CVID shortens the lifespan, but no study currently has a median age recorded. One study suggests the median age of death for men and women is 42 and 44 years old, respectively, but most patients involved in the study are still alive. Those people with accompanying disorders had the worst prognosis (50% survival 33 years after diagnosis), and those with only CVID-caused frequent infections had the longest survival rates, with another study stating a life expectancy almost equaling that of the general UK population. Additionally, people with CVID with one or more noninfectious complications have an 11 times higher risk of death as compared to people with only infections.

==History==
Immunodeficiencies comprise many diseases and are genetic defects affecting the immune system. There are roughly 150 immunodeficiencies spanning over 120 genetic defects. Charles Janeway Sr. is generally credited with the first description of a case of CVID in 1953. The case involved a 39-year-old who had recurrent infections, bronchiectasis, and meningitis. CVID has since emerged as the predominant class of primary antibody deficiencies. It is thought to affect between 1 in 25,000 to 1 in 50,000 people worldwide.

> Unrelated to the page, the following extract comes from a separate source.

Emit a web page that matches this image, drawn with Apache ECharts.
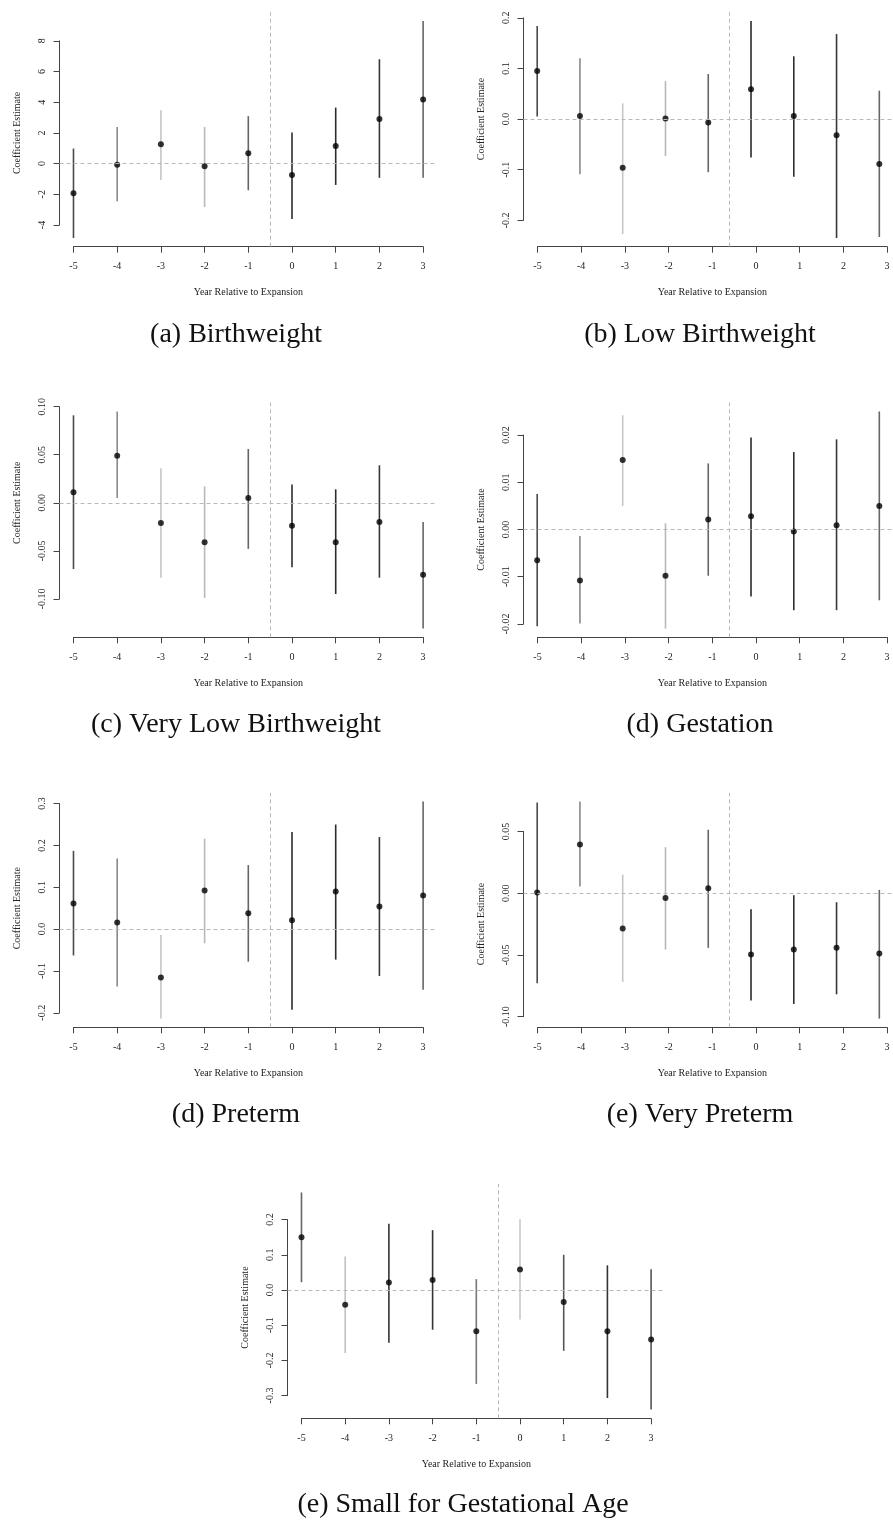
<!DOCTYPE html>
<html>
<head>
<meta charset="utf-8">
<script src="https://cdn.jsdelivr.net/npm/echarts@6/dist/echarts.min.js"></script>
<style>
html,body{margin:0;padding:0;background:#fff;}
#chart{width:893px;height:1520px;}
</style>
</head>
<body>
<div id="chart"></div>
<script>
// ---------------- DATA ----------------
const years = [-5, -4, -3, -2, -1, 0, 1, 2, 3];
const xTickLabels = ['-5', '-4', '-3', '-2', '-1', '0', '1', '2', '3'];

// (a) Birthweight
const bwEst = [-1.93, -0.07, 1.26, -0.17, 0.67, -0.74, 1.15, 2.91, 4.17];
const bwLo  = [-4.85, -2.46, -1.07, -2.83, -1.74, -3.61, -1.39, -0.93, -0.93];
const bwHi  = [0.98, 2.39, 3.48, 2.39, 3.09, 2.02, 3.65, 6.80, 9.30];
const bwTicks = ['-4', '-2', '0', '2', '4', '6', '8'];

// (b) Low Birthweight
const lbwEst = [0.095, 0.006, -0.096, 0.001, -0.007, 0.059, 0.006, -0.032, -0.089];
const lbwLo  = [0.005, -0.109, -0.227, -0.073, -0.105, -0.076, -0.114, -0.235, -0.233];
const lbwHi  = [0.184, 0.120, 0.031, 0.075, 0.089, 0.194, 0.124, 0.168, 0.056];
const lbwTicks = ['-0.2', '-0.1', '0.0', '0.1', '0.2'];

// (c) Very Low Birthweight
const vlbwEst = [0.011, 0.049, -0.021, -0.041, 0.005, -0.024, -0.041, -0.020, -0.075];
const vlbwLo  = [-0.069, 0.005, -0.078, -0.099, -0.048, -0.067, -0.095, -0.078, -0.131];
const vlbwHi  = [0.091, 0.095, 0.036, 0.017, 0.056, 0.019, 0.014, 0.039, -0.020];
const vlbwTicks = ['-0.10', '-0.05', '0.00', '0.05', '0.10'];

// (d) Gestation
const gestEst = [-0.0065, -0.0108, 0.0147, -0.0098, 0.0021, 0.0028, -0.0004, 0.0009, 0.0050];
const gestLo  = [-0.0205, -0.0199, 0.0050, -0.0210, -0.0098, -0.0142, -0.0171, -0.0171, -0.0150];
const gestHi  = [0.0075, -0.0014, 0.0242, 0.0013, 0.0140, 0.0195, 0.0164, 0.0191, 0.0250];
const gestTicks = ['-0.02', '-0.01', '0.00', '0.01', '0.02'];

// (d) Preterm
const ptEst = [0.061, 0.016, -0.116, 0.092, 0.038, 0.021, 0.090, 0.054, 0.080];
const ptLo  = [-0.063, -0.137, -0.214, -0.034, -0.078, -0.193, -0.073, -0.112, -0.145];
const ptHi  = [0.187, 0.169, -0.014, 0.216, 0.153, 0.232, 0.250, 0.220, 0.305];
const ptTicks = ['-0.2', '-0.1', '0.0', '0.1', '0.2', '0.3'];

// (e) Very Preterm
const vptEst = [0.0005, 0.0395, -0.0286, -0.0038, 0.0041, -0.0497, -0.0457, -0.0441, -0.0489];
const vptLo  = [-0.0730, 0.0054, -0.0719, -0.0457, -0.0443, -0.0870, -0.0897, -0.0819, -0.1016];
const vptHi  = [0.0735, 0.0743, 0.0151, 0.0373, 0.0514, -0.0130, -0.0016, -0.0073, 0.0027];
const vptTicks = ['-0.10', '-0.05', '0.00', '0.05'];

// (e) Small for Gestational Age
const sgaEst = [0.150, -0.042, 0.021, 0.028, -0.117, 0.058, -0.034, -0.117, -0.141];
const sgaLo  = [0.022, -0.179, -0.150, -0.113, -0.267, -0.084, -0.173, -0.307, -0.340];
const sgaHi  = [0.277, 0.095, 0.188, 0.170, 0.031, 0.201, 0.100, 0.070, 0.059];
const sgaTicks = ['-0.3', '-0.2', '-0.1', '0.0', '0.1', '0.2'];

const captions = ['(a) Birthweight', '(b) Low Birthweight', '(c) Very Low Birthweight',
  '(d) Gestation', '(d) Preterm', '(e) Very Preterm', '(e) Small for Gestational Age'];

// ---------------- STYLE / LAYOUT ----------------
const barColorsMain = ['#4a4a4a', '#8a8a8a', '#c6c6c6', '#b8b8b8', '#656565', '#2c2c2c', '#2c2c2c', '#363636', '#666666'];
const barColorsSga  = ['#666666', '#c2c2c2', '#333333', '#333333', '#777777', '#c8c8c8', '#555555', '#333333', '#555555'];

const panels = [
  {est: bwEst, lo: bwLo, hi: bwHi, ticks: bwTicks, colors: barColorsMain},
  {est: lbwEst, lo: lbwLo, hi: lbwHi, ticks: lbwTicks, colors: barColorsMain},
  {est: vlbwEst, lo: vlbwLo, hi: vlbwHi, ticks: vlbwTicks, colors: barColorsMain},
  {est: gestEst, lo: gestLo, hi: gestHi, ticks: gestTicks, colors: barColorsMain},
  {est: ptEst, lo: ptLo, hi: ptHi, ticks: ptTicks, colors: barColorsMain},
  {est: vptEst, lo: vptLo, hi: vptHi, ticks: vptTicks, colors: barColorsMain},
  {est: sgaEst, lo: sgaLo, hi: sgaHi, ticks: sgaTicks, colors: barColorsSga}
];
const layout = [
  {left: 59.5, axisY: 246.7}, {left: 523.5, axisY: 246.7},
  {left: 59.5, axisY: 637.3}, {left: 523.5, axisY: 637.3},
  {left: 59.5, axisY: 1027.3}, {left: 523.5, axisY: 1027.3},
  {left: 287.5, axisY: 1418.3}
];
const captionPos = [[236, 335], [700, 335], [236, 725], [700, 725], [236, 1115], [700, 1115], [463, 1505]];
const PW = 377.6, PH = 234.5;
const FONT = 'Liberation Serif';
const AXIS_COLOR = '#444';
const TEXT_COLOR = '#222';
const DASH_COLOR = '#b8b8b8';

const grid = [], xAxis = [], yAxis = [], series = [];

panels.forEach((p, i) => {
  const lay = layout[i];
  const xmin = Math.min(...years), xmax = Math.max(...years);
  const xlo = xmin - 0.04 * (xmax - xmin), xhi = xmax + 0.04 * (xmax - xmin);
  const dmin = Math.min(...p.lo), dmax = Math.max(...p.hi);
  const ylo = dmin - 0.04 * (dmax - dmin), yhi = dmax + 0.04 * (dmax - dmin);
  const tvals = p.ticks.map(Number);
  const tMin = tvals[0], tMax = tvals[tvals.length - 1];
  const tInt = +((tMax - tMin) / (tvals.length - 1)).toFixed(6);

  // plot grid (R plot region)
  const gTop = lay.axisY - PH;
  const gi = grid.length;
  grid.push({left: lay.left, top: gTop, width: PW, height: PH});
  xAxis.push({type: 'value', gridIndex: gi, min: xlo, max: xhi, show: false});
  yAxis.push({type: 'value', gridIndex: gi, min: ylo, max: yhi, show: false});

  // axis grid (R-style detached axes)
  const aLeft = lay.left + PW * (xmin - xlo) / (xhi - xlo);
  const aWidth = PW * (xmax - xmin) / (xhi - xlo);
  const aTop = lay.axisY - PH * (tMax - ylo) / (yhi - ylo);
  const aHeight = PH * (tMax - tMin) / (yhi - ylo);
  const ai = grid.length;
  grid.push({left: aLeft, top: aTop, width: aWidth, height: aHeight});
  xAxis.push({
    type: 'value', gridIndex: ai, min: xmin, max: xmax, interval: 1,
    position: 'bottom',
    offset: lay.axisY - (aTop + aHeight),
    name: 'Year Relative to Expansion', nameLocation: 'middle', nameGap: 41,
    nameTextStyle: {fontFamily: FONT, fontSize: 10, color: TEXT_COLOR},
    axisLine: {show: true, onZero: false, lineStyle: {color: AXIS_COLOR, width: 1}},
    axisTick: {show: true, length: 6, lineStyle: {color: AXIS_COLOR}},
    splitLine: {show: false},
    axisLabel: {fontFamily: FONT, fontSize: 10, color: TEXT_COLOR, margin: 15,
      showMinLabel: true, showMaxLabel: true,
      formatter: v => xTickLabels[years.indexOf(Math.round(v))] || ''}
  });
  yAxis.push({
    type: 'value', gridIndex: ai, min: tMin, max: tMax, interval: tInt,
    position: 'left',
    offset: aLeft - lay.left,
    name: 'Coefficient Estimate', nameLocation: 'middle', nameGap: 37, nameRotate: 90,
    nameTextStyle: {fontFamily: FONT, fontSize: 10, color: TEXT_COLOR},
    axisLine: {show: true, onZero: false, lineStyle: {color: AXIS_COLOR, width: 1}},
    axisTick: {show: true, length: 6, lineStyle: {color: AXIS_COLOR}},
    splitLine: {show: false},
    axisLabel: {fontFamily: FONT, fontSize: 10, color: TEXT_COLOR, margin: 12, rotate: 90,
      showMinLabel: true, showMaxLabel: true,
      formatter: v => {
        let best = 0, bd = Infinity;
        tvals.forEach((t, k) => { const d = Math.abs(t - v); if (d < bd) { bd = d; best = k; } });
        return p.ticks[best];
      }}
  });

  // error bars
  series.push({
    type: 'custom', xAxisIndex: gi, yAxisIndex: gi, clip: false, silent: true,
    data: years.map((y, k) => [y, p.lo[k], p.hi[k]]),
    encode: {x: 0, y: [1, 2]},
    renderItem: (params, api) => {
      const a = api.coord([api.value(0), api.value(1)]);
      const b = api.coord([api.value(0), api.value(2)]);
      return {type: 'line', shape: {x1: a[0], y1: a[1], x2: b[0], y2: b[1]},
        style: {stroke: p.colors[params.dataIndex], lineWidth: 1.6}};
    },
    markLine: {
      silent: true, symbol: 'none', label: {show: false},
      lineStyle: {color: DASH_COLOR, type: [4, 3], width: 1},
      data: [{yAxis: 0}, {xAxis: -0.5}]
    },
    z: 2
  });
  // point estimates
  series.push({
    type: 'scatter', xAxisIndex: gi, yAxisIndex: gi, silent: true,
    symbol: 'circle', symbolSize: 6, clip: false,
    itemStyle: {color: '#000'},
    data: years.map((y, k) => [y, p.est[k]]),
    z: 3
  });
});

const graphic = captions.map((c, i) => ({
  type: 'text', x: captionPos[i][0], y: captionPos[i][1],
  style: {text: c, fontFamily: FONT, fontSize: 28, fill: '#111', align: 'center', verticalAlign: 'middle'}
}));

const chart = echarts.init(document.getElementById('chart'), null, {renderer: 'canvas'});
chart.setOption({
  animation: false,
  backgroundColor: '#fff',
  grid, xAxis, yAxis, series, graphic
});
</script>
</body>
</html>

Though described in 1953, there was no standard definition for CVID until the 1990s, which caused widespread confusion during diagnosis. During the 1990s, the European Society for Immunodeficiency (ESID) and Pan-American Group for Immunodeficiency (PAGID) developed diagnostic criteria for the disease, including the minimum age of diagnosis and the need to exclude other conditions. Since publication in 1999, some criteria have been changed, such as increasing the minimum age of diagnosis.

==Research==
Current research is aimed at studying large cohorts of people with CVID in an attempt to better understand the age of onset as well as the mechanism, genetic factors, and progression of the disease.

Funding for research in the US is provided by the National Institutes of Health. Key research in the UK was previously funded by the Primary Immunodeficiency Association (PiA) until its closure in January 2012, and funding is raised through the annual Jeans for Genes campaign. Current efforts are aimed at studying the following:
- Causes of complications. Little is known about why such diverse complications arise during treatment.
- Underlying genetic factors. Though many polymorphisms and mutations have been identified, their respective roles in CVID development are poorly understood and not represented in all people with CVID.
- Finding new ways to study CVID. Given that CVID arises from more than one gene, gene knock-out methods are unlikely to be helpful. It is necessary to seek out disease-related polymorphisms by screening large populations of people with CVID, but this is challenging given the rarity of the disease.